Life isn't even the overflowing boxes at the farmer's market, the little trays of samples, the earnest sellers who tell you, Those are sweet, those are still crunchy. Try this, you'll like it. Discount if you buy five pounds! The sun shines on the people and on the canopies. In this little island of shade, the scent of summer wafts up from the peaches and nectarines, the plums and tomatoes.

For the season is summer. Winter has passed, the pale creature. It has stalked off into the night. The season has turned.

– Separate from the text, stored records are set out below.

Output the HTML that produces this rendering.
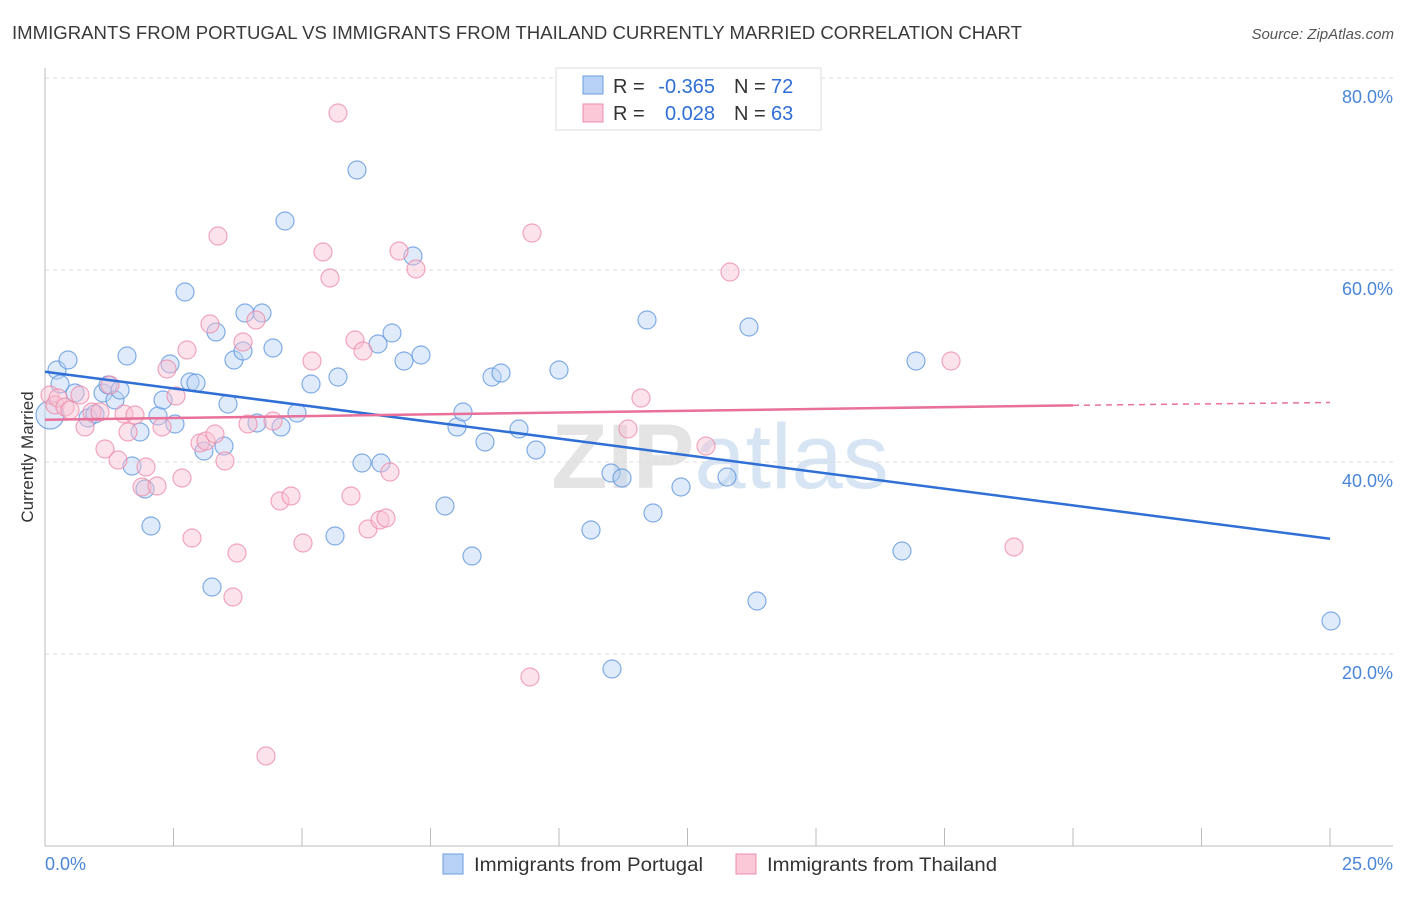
<!DOCTYPE html>
<html><head><meta charset="utf-8"><style>
body{margin:0;background:#fff;font-family:"Liberation Sans",sans-serif;}
svg text{font-family:"Liberation Sans",sans-serif;}
</style></head><body>
<svg id="chart" width="1406" height="892" xmlns="http://www.w3.org/2000/svg">
<text x="12" y="39" font-size="18" fill="#3a3a3a" textLength="1010" lengthAdjust="spacingAndGlyphs">IMMIGRANTS FROM PORTUGAL VS IMMIGRANTS FROM THAILAND CURRENTLY MARRIED CORRELATION CHART</text>
<text x="1394" y="39" font-size="15" fill="#555" font-style="italic" text-anchor="end">Source: ZipAtlas.com</text>
<text x="720" y="488" font-size="92" fill="#e4e4e4" text-anchor="middle" font-weight="bold">ZIP<tspan fill="#d6e4f3" font-weight="normal">atlas</tspan></text>
<g id="grid"></g><g id="axes"></g><g id="pts"></g><g id="trend"></g>
<text transform="translate(33,457) rotate(-90)" font-size="17" fill="#333" text-anchor="middle">Currently Married</text>
<g>
<rect x="556" y="68" width="265" height="62" fill="#fff" stroke="#ddd"/>
<rect x="583" y="76" width="20" height="18" fill="#b7d2f5" stroke="#6b9ee0"/>
<rect x="583" y="104" width="20" height="18" fill="#fbc8d7" stroke="#ee8eab"/>
<text x="613" y="93" font-size="20" fill="#333">R =</text>
<text x="715" y="93" font-size="20" fill="#2f6fd6" text-anchor="end">-0.365</text>
<text x="734" y="93" font-size="20" fill="#333">N =</text>
<text x="771" y="93" font-size="20" fill="#2f6fd6">72</text>
<text x="613" y="120" font-size="20" fill="#333">R =</text>
<text x="715" y="120" font-size="20" fill="#2f6fd6" text-anchor="end">0.028</text>
<text x="734" y="120" font-size="20" fill="#333">N =</text>
<text x="771" y="120" font-size="20" fill="#2f6fd6">63</text>
</g>
<g>
<rect x="443" y="854" width="20" height="20" fill="#b7d2f5" stroke="#6b9ee0"/>
<text x="474" y="871" font-size="19" fill="#333" textLength="229" lengthAdjust="spacingAndGlyphs">Immigrants from Portugal</text>
<rect x="736" y="854" width="20" height="20" fill="#fbc8d7" stroke="#ee8eab"/>
<text x="767" y="871" font-size="19" fill="#333" textLength="230" lengthAdjust="spacingAndGlyphs">Immigrants from Thailand</text>
</g>
</svg>
<script>
const xTicks=[0,2.5,5,7.5,10,12.5,15,17.5,20,22.5,25];
const yTicks=[20,40,60,80];
const bluePts=[[57,370],[68,360],[60,384],[50,415],[75,393],[88,418],[95,414],[103,393],[108,385],[115,400],[120,390],[127,356],[132,466],[140,432],[145,489],[151,526],[158,416],[163,400],[170,364],[175,424],[185,292],[190,382],[196,383],[204,451],[212,587],[216,332],[224,446],[228,404],[234,360],[243,351],[245,313],[257,423],[262,313],[273,348],[281,427],[285,221],[297,413],[311,384],[335,536],[338,377],[357,170],[362,463],[378,344],[381,463],[392,333],[404,361],[413,256],[421,355],[445,506],[457,427],[463,412],[472,556],[485,442],[492,377],[501,373],[519,429],[536,450],[559,370],[591,530],[611,473],[612,669],[622,478],[647,320],[653,513],[681,487],[727,477],[749,327],[757,601],[902,551],[916,361],[1331,621]].map(p=>[(p[0]-45)/1285*25,(846-p[1])/192*20]);
const pinkPts=[[50,395],[55,405],[58,398],[65,407],[70,410],[80,395],[85,427],[92,412],[100,412],[105,449],[110,385],[118,460],[124,414],[128,432],[135,415],[142,487],[146,467],[157,486],[162,427],[167,369],[176,396],[182,478],[187,350],[192,538],[200,443],[206,441],[210,324],[215,434],[218,236],[225,461],[233,597],[237,553],[243,342],[248,424],[256,320],[273,421],[280,501],[291,496],[303,543],[312,361],[323,252],[330,278],[338,113],[351,496],[355,340],[363,351],[368,529],[380,520],[386,518],[390,472],[399,251],[416,269],[530,677],[532,233],[628,429],[641,398],[706,446],[730,272],[951,361],[1014,547],[266,756]].map(p=>[(p[0]-45)/1285*25,(846-p[1])/192*20]);
const blueTrend=[[0,49.4],[25,32.0]];
const pinkTrend=[[0,44.4],[20,45.9],[25,46.2]];
const X=v=>45+v/25*1285, Y=v=>846-v/20*192;
const NS="http://www.w3.org/2000/svg";
function mk(parent,tag,attrs){const e=document.createElementNS(NS,tag);for(const k in attrs)e.setAttribute(k,attrs[k]);document.getElementById(parent).appendChild(e);return e;}
yTicks.forEach(t=>{
 const l=mk('grid','line',{x1:45,x2:1393,y1:Y(t),y2:Y(t),stroke:'#ddd','stroke-dasharray':'4,4'});
 
 
 const tx=mk('grid','text',{x:1393,y:Y(t)+25,'font-size':18,fill:'#4a86d8','text-anchor':'end'});tx.textContent=t.toFixed(1)+'%';
 
 
});
const ax=mk('axes','line',{x1:45,x2:45,y1:68,y2:846,stroke:'#bbb'});


const bx=mk('axes','line',{x1:45,x2:1393,y1:846,y2:846,stroke:'#bbb'});


xTicks.forEach(t=>{
 const l=mk('axes','line',{x1:X(t),x2:X(t),y1:828,y2:846,stroke:'#bbb'});
 
 
});
[[0,'start',45],[25,'end',1393]].forEach(a=>{
 const tx=mk('axes','text',{x:a[2],y:870,'font-size':18,fill:'#4a86d8','text-anchor':a[1]});tx.textContent=a[0].toFixed(1)+'%';
 
 
});
function dots(arr,fill,stroke,name){arr.forEach((p,i)=>{
 const c=mk('pts','circle',{cx:X(p[0]),cy:Y(p[1]),r:(name==='portugal-point'&&i===3)?14:9,fill:fill,'fill-opacity':0.45,stroke:stroke,'stroke-opacity':0.75,'stroke-width':1.2});
 
 
});}
dots(bluePts,'#b7d2f5','#5b93de','portugal-point');
dots(pinkPts,'#f9c1d2','#ec8aa8','thailand-point');
const bt=mk('trend','line',{x1:X(blueTrend[0][0]),y1:Y(blueTrend[0][1]),x2:X(blueTrend[1][0]),y2:Y(blueTrend[1][1]),stroke:'#2f6fd6','stroke-width':2.5});


const pt=mk('trend','line',{x1:X(pinkTrend[0][0]),y1:Y(pinkTrend[0][1]),x2:X(pinkTrend[1][0]),y2:Y(pinkTrend[1][1]),stroke:'#e8709a','stroke-width':2.5});


const pd=mk('trend','line',{x1:X(pinkTrend[1][0]),y1:Y(pinkTrend[1][1]),x2:X(pinkTrend[2][0]),y2:Y(pinkTrend[2][1]),stroke:'#e8709a','stroke-width':1.5,'stroke-dasharray':'6,5'});


</script>
</body></html>
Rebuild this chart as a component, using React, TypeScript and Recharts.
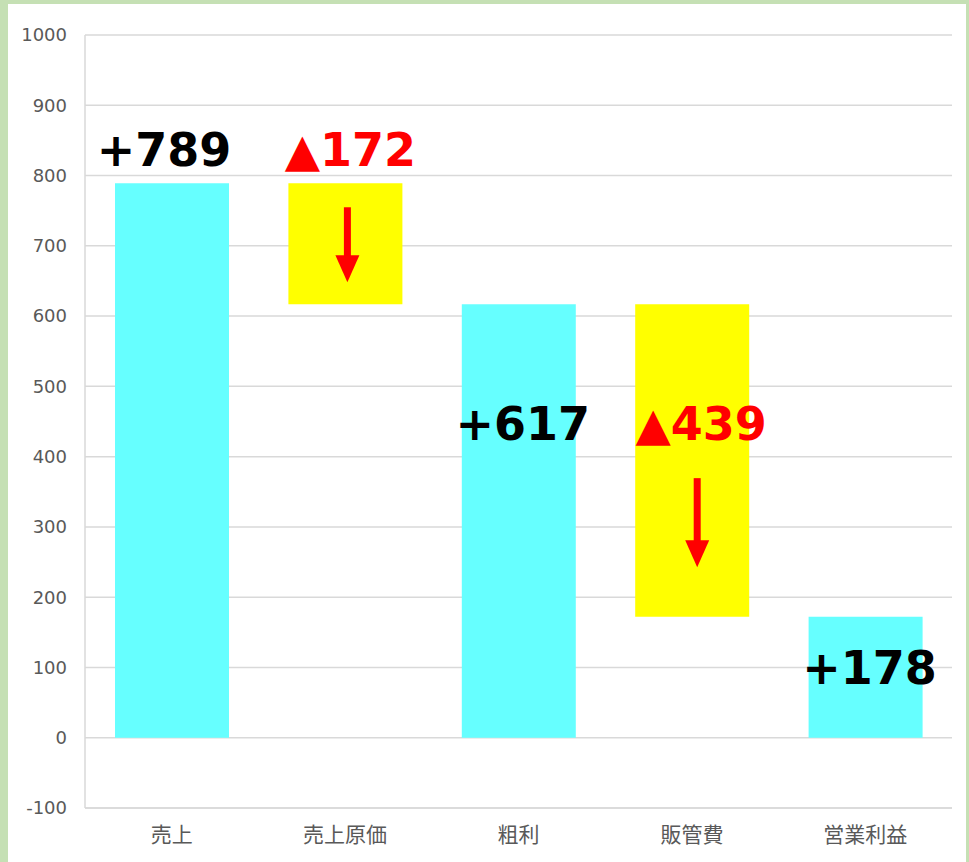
import React from 'react';
import { BarChart, Bar, XAxis, YAxis, CartesianGrid, Cell, LabelList } from 'recharts';

const categories = ['売上', '売上原価', '粗利', '販管費', '営業利益'];
const baseValues = [0, 617, 0, 172, 0];
const deltaValues = [789, 172, 617, 445, 172];
const labelTexts = ['+789', '▲172', '+617', '▲439', '+178'];
const isTotal = [true, false, true, false, true];
const yTicks = [-100, 0, 100, 200, 300, 400, 500, 600, 700, 800, 900, 1000];

const data = categories.map((name, i) => ({
  name,
  base: baseValues[i],
  delta: deltaValues[i],
}));

// label placement relative to the top of each visible bar
const labelDy = [-17, -17, 136, 136, 67];
const labelDx = [-8, 5, 4, 9, 4];
const arrowStart = [0, 24, 0, 174, 0];
const arrowLen = [0, 75, 0, 89, 0];
const arrowDx = [0, 2, 0, 5, 0];

const BarLabel = (props: any) => {
  const { x, y, width, index } = props;
  const cx = x + width / 2;
  const total = isTotal[index];
  const color = total ? '#000000' : '#FF0000';
  let arrow = null;
  if (!total) {
    const ax = cx + arrowDx[index];
    const y0 = y + arrowStart[index];
    const y1 = y0 + arrowLen[index];
    const headH = 27;
    arrow = (
      <g>
        <rect x={ax - 3.5} y={y0} width={7} height={arrowLen[index] - headH + 2} fill="#FF0000" />
        <polygon points={`${ax - 12},${y1 - headH} ${ax + 12},${y1 - headH} ${ax},${y1}`} fill="#FF0000" />
      </g>
    );
  }
  return (
    <g>
      {arrow}
      <text
        x={cx + labelDx[index]}
        y={y + labelDy[index]}
        textAnchor="middle"
        fill={color}
        fontSize={46}
        fontWeight="bold"
        fontFamily="'DejaVu Sans', sans-serif"
      >
        {labelTexts[index]}
      </text>
    </g>
  );
};

export default function App() {
  return (
    <div style={{ position: 'absolute', left: 0, top: 0, width: 969, height: 862, background: '#C5E0B4' }}>
      <div style={{ position: 'absolute', left: 8, top: 4, width: 958, height: 858, background: '#FFFFFF' }} />
      <div style={{ position: 'absolute', left: 0, top: 0 }}>
        <BarChart
          width={969}
          height={862}
          data={data}
          margin={{ top: 35, right: 17, left: 0, bottom: 0 }}
        >
          <CartesianGrid vertical={false} stroke="#D9D9D9" strokeWidth={1.5} />
          <XAxis
            dataKey="name"
            height={54}
            axisLine={{ stroke: '#D9D9D9', strokeWidth: 1.5 }}
            tickLine={false}
            tickMargin={13}
            tick={{ fill: '#595959', fontSize: 21, fontFamily: "'Noto Sans CJK JP', sans-serif" }}
          />
          <YAxis
            width={85}
            domain={[-100, 1000]}
            ticks={yTicks}
            interval={0}
            axisLine={{ stroke: '#D9D9D9', strokeWidth: 1.5 }}
            tickLine={false}
            tickMargin={12}
            tick={{ fill: '#595959', fontSize: 18, fontFamily: "'DejaVu Sans', sans-serif" }}
          />
          <Bar dataKey="base" stackId="w" fill="transparent" barSize={114} isAnimationActive={false} />
          <Bar dataKey="delta" stackId="w" barSize={114} isAnimationActive={false}>
            {data.map((d, i) => (
              <Cell key={d.name} fill={isTotal[i] ? '#66FFFF' : '#FFFF00'} />
            ))}
            <LabelList dataKey="delta" content={BarLabel} />
          </Bar>
        </BarChart>
      </div>
    </div>
  );
}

We are staring into the sun, as it pours down on us sunbeams without number. Who could count them? Who would want to? Abundance is the sunshine streaming down. Abundance is the tree in the yard, laden with fruit, a hundred jewel-toned globes like Christmas ornaments. Two hundred. A thousand. The apricots fall to the ground, ooze underfoot. The ants swarm around. But no matter how many fall, the tree has more. We climb the tree, plucking the fruit one by one. We pass empty baskets up into the tree, and lower them full and heavy and piled high. We look for people to take fruit from us. We thank them for receiving it. We are so happy to give it away. We just want it to be enjoyed.

That is abundance. That is life.

"If you, who are evil, know how to give good gifts to your children, how much more will your Father in heaven give good gifts to those who ask Him!" Jesus said. Someone keeps telling me to ask. Someone keeps telling me to hope--Someone keeps telling me to live!

It takes practice, asking. Let me start out small: God, please give me a good summer.

Lord, in Your mercy, hear our prayers.

[In reality, apricot season hasn't come yet. But that is irrelevant to this post, irrelevant to this point.]